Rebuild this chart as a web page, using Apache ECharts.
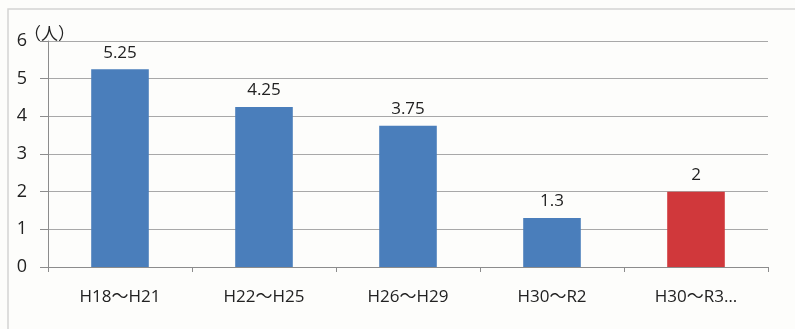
<!DOCTYPE html>
<html>
<head>
<meta charset="utf-8">
<script src="https://cdn.jsdelivr.net/npm/echarts@6/dist/echarts.min.js"></script>
<style>
  html, body { margin: 0; padding: 0; background: #fdfdfb; }
  #chart { width: 795px; height: 329px; }
</style>
</head>
<body>
<div id="chart"></div>
<script>
// Period categories and head counts (people)
const periods = ['H18～H21', 'H22～H25', 'H26～H29', 'H30～R2', 'H30～R3…'];
const counts = [5.25, 4.25, 3.75, 1.3, 2];
const barColors = ['#4a7ebb', '#4a7ebb', '#4a7ebb', '#4a7ebb', '#d0383b'];
const yTicks = [0, 1, 2, 3, 4, 5, 6];

const chart = echarts.init(document.getElementById('chart'), null, { renderer: 'canvas' });
const font = '"Open Sans", "Noto Sans CJK JP", sans-serif';

chart.setOption({
  backgroundColor: '#fdfdfb',
  animation: false,
  graphic: [
    {
      type: 'rect',
      shape: { x: 8, y: 9, width: 820, height: 360 },
      style: { fill: 'none', stroke: '#d4d4d4', lineWidth: 1.5 },
      silent: true
    },
    {
      type: 'text',
      left: 24, top: 25,
      style: { text: '（人）', font: '17px "Noto Sans CJK JP", sans-serif', fill: '#222' }
    }
  ],
  grid: { left: 48, right: 27, top: 41, bottom: 62 },
  xAxis: {
    type: 'category',
    data: periods,
    axisLine: { lineStyle: { color: '#8c8c8c', width: 1 } },
    axisTick: { show: true, length: 5, lineStyle: { color: '#8c8c8c' } },
    axisLabel: { color: '#222', fontSize: 17, fontFamily: font, margin: 22 }
  },
  yAxis: {
    type: 'value',
    min: yTicks[0],
    max: yTicks[yTicks.length - 1],
    interval: 1,
    axisLine: { show: true, lineStyle: { color: '#8c8c8c' } },
    axisTick: { show: true, length: 8, lineStyle: { color: '#8c8c8c' } },
    axisLabel: { color: '#222', fontSize: 18, fontFamily: font, margin: 21 },
    splitLine: { lineStyle: { color: '#a8a8a8', width: 1 } }
  },
  series: [{
    type: 'bar',
    data: counts.map((v, i) => ({ value: v, itemStyle: { color: barColors[i] } })),
    barWidth: '40%',
    label: {
      show: true,
      position: 'top',
      distance: 8,
      color: '#222',
      fontSize: 17,
      fontFamily: font
    }
  }]
});
</script>
</body>
</html>
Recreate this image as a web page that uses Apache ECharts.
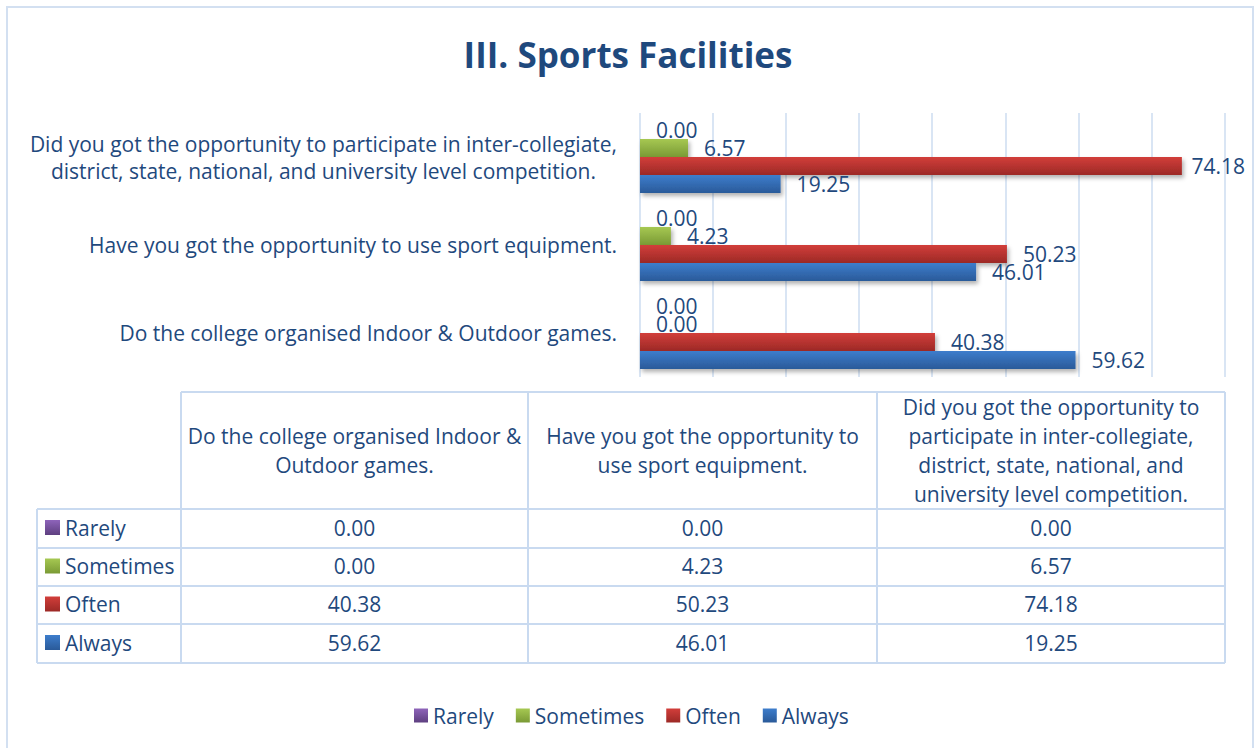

Work to do — Quote the full listing above word for word; exclude every picture from the copy.

Response below —
Rebuild this chart as a web page, using Apache ECharts.
<!DOCTYPE html>
<html>
<head>
<meta charset="utf-8">
<script src="https://cdn.jsdelivr.net/npm/echarts@6/dist/echarts.min.js"></script>
<style>
  html, body { margin: 0; padding: 0; background: #fdfdfb; }
  #chart { width: 795px; height: 329px; }
</style>
</head>
<body>
<div id="chart"></div>
<script>
// Period categories and head counts (people)
const periods = ['H18～H21', 'H22～H25', 'H26～H29', 'H30～R2', 'H30～R3…'];
const counts = [5.25, 4.25, 3.75, 1.3, 2];
const barColors = ['#4a7ebb', '#4a7ebb', '#4a7ebb', '#4a7ebb', '#d0383b'];
const yTicks = [0, 1, 2, 3, 4, 5, 6];

const chart = echarts.init(document.getElementById('chart'), null, { renderer: 'canvas' });
const font = '"Open Sans", "Noto Sans CJK JP", sans-serif';

chart.setOption({
  backgroundColor: '#fdfdfb',
  animation: false,
  graphic: [
    {
      type: 'rect',
      shape: { x: 8, y: 9, width: 820, height: 360 },
      style: { fill: 'none', stroke: '#d4d4d4', lineWidth: 1.5 },
      silent: true
    },
    {
      type: 'text',
      left: 24, top: 25,
      style: { text: '（人）', font: '17px "Noto Sans CJK JP", sans-serif', fill: '#222' }
    }
  ],
  grid: { left: 48, right: 27, top: 41, bottom: 62 },
  xAxis: {
    type: 'category',
    data: periods,
    axisLine: { lineStyle: { color: '#8c8c8c', width: 1 } },
    axisTick: { show: true, length: 5, lineStyle: { color: '#8c8c8c' } },
    axisLabel: { color: '#222', fontSize: 17, fontFamily: font, margin: 22 }
  },
  yAxis: {
    type: 'value',
    min: yTicks[0],
    max: yTicks[yTicks.length - 1],
    interval: 1,
    axisLine: { show: true, lineStyle: { color: '#8c8c8c' } },
    axisTick: { show: true, length: 8, lineStyle: { color: '#8c8c8c' } },
    axisLabel: { color: '#222', fontSize: 18, fontFamily: font, margin: 21 },
    splitLine: { lineStyle: { color: '#a8a8a8', width: 1 } }
  },
  series: [{
    type: 'bar',
    data: counts.map((v, i) => ({ value: v, itemStyle: { color: barColors[i] } })),
    barWidth: '40%',
    label: {
      show: true,
      position: 'top',
      distance: 8,
      color: '#222',
      fontSize: 17,
      fontFamily: font
    }
  }]
});
</script>
</body>
</html>
Recreate this image as a web page that uses Apache ECharts.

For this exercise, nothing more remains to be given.